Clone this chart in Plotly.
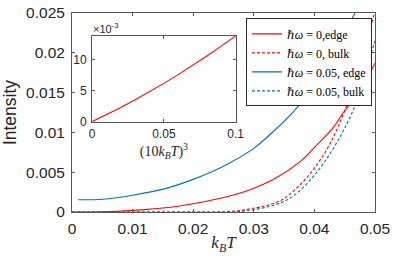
import plotly.graph_objects as go

# ---- data ----
kT_red_edge = [0.0, 0.005, 0.010, 0.0162, 0.0211, 0.026, 0.0294, 0.0335, 0.0376, 0.0405, 0.043, 0.0447, 0.0475, 0.050]
I_red_edge = [0.0, 0.00002, 0.0002, 0.0006, 0.0012, 0.0020, 0.0028, 0.0042, 0.0063, 0.0085, 0.0105, 0.0124, 0.0153, 0.0187]

kT_red_bulk = [0.0, 0.010, 0.020, 0.025, 0.028, 0.0294, 0.032, 0.0348, 0.0376, 0.040, 0.042, 0.0435, 0.0461, 0.048, 0.0496, 0.050]
I_red_bulk = [0.0, 0.0, 0.0, 0.00003, 0.0002, 0.0004, 0.0008, 0.0016, 0.0034, 0.0055, 0.0078, 0.0100, 0.0149, 0.0190, 0.0241, 0.0255]

kT_blue_edge = [0.001, 0.005, 0.010, 0.0157, 0.020, 0.0228, 0.0261, 0.030, 0.0338, 0.037, 0.0403, 0.0435, 0.0467, 0.048]
I_blue_edge = [0.00154, 0.0016, 0.0021, 0.0030, 0.0041, 0.00496, 0.0062, 0.0080, 0.01052, 0.0130, 0.01616, 0.0205, 0.0250, 0.0270]

kT_blue_bulk = [0.0, 0.010, 0.020, 0.027, 0.030, 0.0335, 0.0365, 0.0403, 0.0428, 0.0447, 0.0465, 0.048, 0.050]
I_blue_bulk = [0.0, 0.0, 0.0, 0.00003, 0.0003, 0.0009, 0.0020, 0.0049, 0.0076, 0.0101, 0.0130, 0.0165, 0.0215]

inset_x = [0.0, 0.01, 0.02, 0.03, 0.04, 0.05, 0.06, 0.07, 0.08, 0.09, 0.10]
inset_y = [0.0, 0.00111, 0.00228, 0.00351, 0.00480, 0.00615, 0.00756, 0.00902, 0.01055, 0.01214, 0.01378]

main_xticks = [0, 0.01, 0.02, 0.03, 0.04, 0.05]
main_xticklabels = ["0", "0.01", "0.02", "0.03", "0.04", "0.05"]
main_yticks = [0, 0.005, 0.01, 0.015, 0.02, 0.025]
main_yticklabels = ["0", "0.005", "0.01", "0.015", "0.02", "0.025"]
inset_xticks = [0, 0.05, 0.1]
inset_xticklabels = ["0", "0.05", "0.1"]
inset_yticks = [0, 0.005, 0.01]
inset_yticklabels = ["0", "5", "10"]

names = ["<i>ℏω</i> = 0,edge", "<i>ℏω</i> = 0, bulk",
         "<i>ℏω</i> = 0.05, edge", "<i>ℏω</i> = 0.05, bulk"]

RED = "#FF0000"
BLUE = "#0072BD"
AX = "#262626"
SANS = "Liberation Sans, Arial, sans-serif"
SERIF = "Liberation Serif, DejaVu Serif, serif"

fig = go.Figure()
fig.add_trace(go.Scatter(x=kT_red_edge, y=I_red_edge, mode="lines", name=names[0],
                         line=dict(color=RED, width=1.1), line_shape="spline"))
fig.add_trace(go.Scatter(x=kT_red_bulk, y=I_red_bulk, mode="lines", name=names[1],
                         line=dict(color=RED, width=1.1, dash="3px,2px"), line_shape="spline"))
fig.add_trace(go.Scatter(x=kT_blue_edge, y=I_blue_edge, mode="lines", name=names[2],
                         line=dict(color=BLUE, width=1.1), line_shape="spline"))
fig.add_trace(go.Scatter(x=kT_blue_bulk, y=I_blue_bulk, mode="lines", name=names[3],
                         line=dict(color=BLUE, width=1.1, dash="3px,2px"), line_shape="spline"))
fig.add_trace(go.Scatter(x=inset_x, y=inset_y, mode="lines", showlegend=False,
                         line=dict(color=RED, width=1.1), xaxis="x2", yaxis="y2"))

axcommon = dict(showgrid=False, zeroline=False, showline=True, linecolor="#555555",
                linewidth=1, mirror="ticks", ticks="inside", ticklen=3,
                tickcolor="#555555", tickwidth=1, automargin=False)

fig.update_layout(
    width=415, height=260,
    margin=dict(l=71.5, r=39.5, t=12.7, b=47.7, pad=0, autoexpand=False),
    paper_bgcolor="white", plot_bgcolor="white",
    font=dict(family=SANS, color=AX),
    showlegend=True,
    legend=dict(x=0.99, y=0.973, xanchor="right", yanchor="top",
                bgcolor="white", bordercolor=AX, borderwidth=1,
                font=dict(family=SERIF, size=12, color="black"),
                tracegroupgap=0, itemwidth=30),
    xaxis=dict(range=[0, 0.05], tickvals=main_xticks, ticktext=main_xticklabels,
               tickfont=dict(size=15.5, color=AX), ticklabelstandoff=2,
               title=dict(text="<i>k</i><sub><i>B</i></sub><i>T</i>",
                          font=dict(family=SERIF, size=17, color=AX), standoff=0),
               **axcommon),
    yaxis=dict(range=[0, 0.025], tickvals=main_yticks, ticktext=main_yticklabels,
               tickfont=dict(size=15.5, color=AX), ticklabelstandoff=3,
               title=dict(text="Intensity", font=dict(family=SANS, size=17.5, color=AX), standoff=4),
               **axcommon),
    xaxis2=dict(domain=[0.0664, 0.540], anchor="y2", range=[0, 0.1],
                tickvals=inset_xticks, ticktext=inset_xticklabels,
                tickfont=dict(size=12, color=AX), ticklabelstandoff=1,
                title=dict(text="(10<i>k</i><sub><i>B</i></sub><i>T</i>)<sup>3</sup>",
                           font=dict(family=SERIF, size=14, color=AX), standoff=0),
                **axcommon),
    yaxis2=dict(domain=[0.454, 0.885], anchor="x2", range=[0, 0.01378],
                tickvals=inset_yticks, ticktext=inset_yticklabels,
                tickfont=dict(size=12, color=AX), ticklabelstandoff=2,
                **axcommon),
    annotations=[dict(text="×10<sup>-3</sup>", xref="x2 domain", yref="y2 domain",
                      x=0.0, y=1.0, xanchor="left", yanchor="bottom", showarrow=False,
                      font=dict(family=SANS, size=11, color=AX), xshift=-1, yshift=-1)],
)

fig.write_html("out.html",
               config={"displayModeBar": False},
               post_script="document.body.style.margin='0';document.body.style.overflow='hidden';")
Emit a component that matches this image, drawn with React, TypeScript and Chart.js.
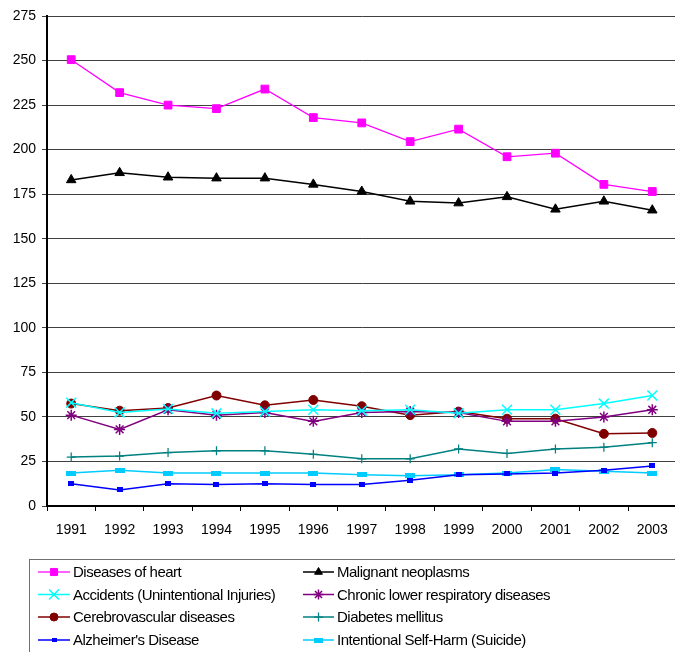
import React, { useEffect, useRef } from 'react';
import { Chart, registerables } from 'chart.js';
import { drawPoint } from 'chart.js/helpers';

Chart.register(...registerables);

const years = ['1991', '1992', '1993', '1994', '1995', '1996', '1997', '1998', '1999', '2000', '2001', '2002', '2003'];
const heart = [250.5, 232, 225, 223, 234, 218, 215, 204.5, 211.5, 196, 198, 180.5, 176.5];
const malignant = [183, 187, 184.5, 184, 184, 180.5, 176.5, 171, 170, 173.5, 166.5, 171, 166];
const accidents = [58, 52.5, 54.5, 52, 53, 54, 53.5, 54, 52, 54, 54, 57.5, 62];
const chronic = [51, 43, 54, 51, 52.5, 47.5, 52.5, 53, 52.5, 47.5, 47.5, 50, 54];
const cerebro = [57.5, 53.5, 55, 62, 56.5, 59.5, 56, 51, 53, 49, 49, 40.5, 41];
const diabetes = [27.5, 28, 30, 31, 31, 29, 26.5, 26.5, 32, 29.5, 32, 33, 35.5];
const alzheimer = [12.5, 9, 12.5, 12, 12.5, 12, 12, 14.5, 17.5, 18, 18.5, 20, 22.5];
const suicide = [18.5, 20, 18.5, 18.5, 18.5, 18.5, 17.5, 17, 17.5, 18.5, 20.5, 19.5, 18.5];

const yMin = 0;
const yMax = 275;
const yStep = 25;

const FONT = "'Liberation Sans', Arial, sans-serif";

function rectImg(w: number, h: number, color: string) {
  const c = document.createElement('canvas');
  c.width = w;
  c.height = h;
  const g = c.getContext('2d')!;
  g.fillStyle = color;
  g.fillRect(0, 0, w, h);
  return c;
}

const legendPlugin = {
  id: 'boxLegend',
  afterDraw(chart: any) {
    const ctx: CanvasRenderingContext2D = chart.ctx;
    ctx.save();
    ctx.strokeStyle = '#707070';
    ctx.lineWidth = 1;
    ctx.strokeRect(29.5, 559.5, 700, 200);
    const rows = [572, 594.5, 617, 640];
    const cols = [
      { x0: 38, x1: 70, tx: 73 },
      { x0: 303, x1: 334, tx: 337 },
    ];
    chart.data.datasets.forEach((ds: any, i: number) => {
      const r = Math.floor(i / 2);
      const c = cols[i % 2];
      const y = rows[r];
      ctx.strokeStyle = ds.borderColor;
      ctx.lineWidth = ds.borderWidth;
      ctx.beginPath();
      ctx.moveTo(c.x0, y);
      ctx.lineTo(c.x1, y);
      ctx.stroke();
      ctx.fillStyle = ds.pointBackgroundColor;
      ctx.strokeStyle = ds.pointBorderColor;
      ctx.lineWidth = ds.pointBorderWidth;
      drawPoint(
        ctx,
        {
          pointStyle: ds.legendPointStyle || ds.pointStyle,
          radius: ds.legendRadius,
          borderWidth: ds.pointBorderWidth,
          rotation: 0,
        } as any,
        (c.x0 + c.x1) / 2,
        y
      );
      ctx.fillStyle = '#000';
      ctx.font = `15px ${FONT}`;
      (ctx as any).letterSpacing = '-0.5px';
      ctx.textBaseline = 'middle';
      ctx.textAlign = 'left';
      ctx.fillText(ds.label, c.tx, y + 1);
      (ctx as any).letterSpacing = '0px';
    });
    ctx.restore();
  },
};

function mk(label: string, data: number[], color: string, style: any, radius: number, legendRadius: number, extra: any = {}) {
  return {
    label,
    data,
    borderColor: color,
    backgroundColor: color,
    borderWidth: 1.5,
    pointStyle: style,
    pointRadius: radius,
    pointHoverRadius: radius,
    pointBackgroundColor: color,
    pointBorderColor: color,
    pointBorderWidth: 1,
    legendRadius,
    tension: 0,
    ...extra,
  };
}

export default function App() {
  const ref = useRef<HTMLCanvasElement>(null);
  useEffect(() => {
    const suicideImg = rectImg(10, 5, '#00CCFF');
    const suicideLegend = rectImg(9, 5, '#00CCFF');
    const alzImg = rectImg(6, 5, '#0000FF');
    const alzLegend = rectImg(5, 4, '#0000FF');
    const chart = new Chart(ref.current!, {
      type: 'line',
      data: {
        labels: years,
        datasets: [
          mk('Diseases of heart', heart, '#FF00FF', 'rect', 5.5, 5, { borderWidth: 1.25 }),
          mk('Malignant neoplasms', malignant, '#000000', 'triangle', 5.5, 4.5),
          mk('Accidents (Unintentional Injuries)', accidents, '#00FFFF', 'crossRot', 7, 7, { pointBorderWidth: 1.5 }),
          mk('Chronic lower respiratory diseases', chronic, '#800080', 'star', 5.5, 5, { pointBorderWidth: 1.5 }),
          mk('Cerebrovascular diseases', cerebro, '#800000', 'circle', 4.5, 4),
          mk('Diabetes mellitus', diabetes, '#008080', 'cross', 4.5, 4.5, { pointBorderWidth: 1.25 }),
          mk("Alzheimer's Disease", alzheimer, '#0000FF', alzImg, 4, 3, { legendPointStyle: alzLegend }),
          mk('Intentional Self-Harm (Suicide)', suicide, '#00CCFF', suicideImg, 5, 5, { legendPointStyle: suicideLegend }),
        ],
      },
      options: {
        responsive: false,
        animation: false,
        events: [],
        layout: { padding: { left: 0, top: 16, right: 8, bottom: 0 } },
        plugins: {
          legend: { display: false },
          tooltip: { enabled: false },
          title: { display: false },
        },
        scales: {
          x: {
            type: 'category',
            offset: true,
            grid: {
              offset: true,
              drawOnChartArea: false,
              drawTicks: true,
              tickLength: 5,
              color: '#000',
              lineWidth: 1,
            },
            border: { display: true, color: '#000', width: 2 },
            ticks: {
              color: '#000',
              font: { family: FONT, size: 14 },
              padding: 11,
              maxRotation: 0,
              autoSkip: false,
            },
            afterFit: (s: any) => {
              s.height = 146;
            },
          },
          y: {
            min: yMin,
            max: yMax,
            grid: {
              color: '#404040',
              lineWidth: 1,
              drawTicks: true,
              tickLength: 5,
            },
            border: { display: true, color: '#000', width: 2 },
            ticks: {
              stepSize: yStep,
              color: '#000',
              font: { family: FONT, size: 14 },
              padding: 6,
            },
            afterFit: (s: any) => {
              s.width = 47;
            },
          },
        },
      },
      plugins: [legendPlugin],
    } as any);
    return () => chart.destroy();
  }, []);
  return (
    <div style={{ position: 'fixed', left: 0, top: 0, width: 675, height: 652, overflow: 'hidden', background: '#fff' }}>
      <canvas ref={ref} width={685} height={652} style={{ display: 'block', width: 685, height: 652 }} />
    </div>
  );
}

---+---

WORK TO DO ▸ Among the entries above, how many lines hold the string "this"? Respond with nothing but the number.

EXERCISE ANSWER ▸ 2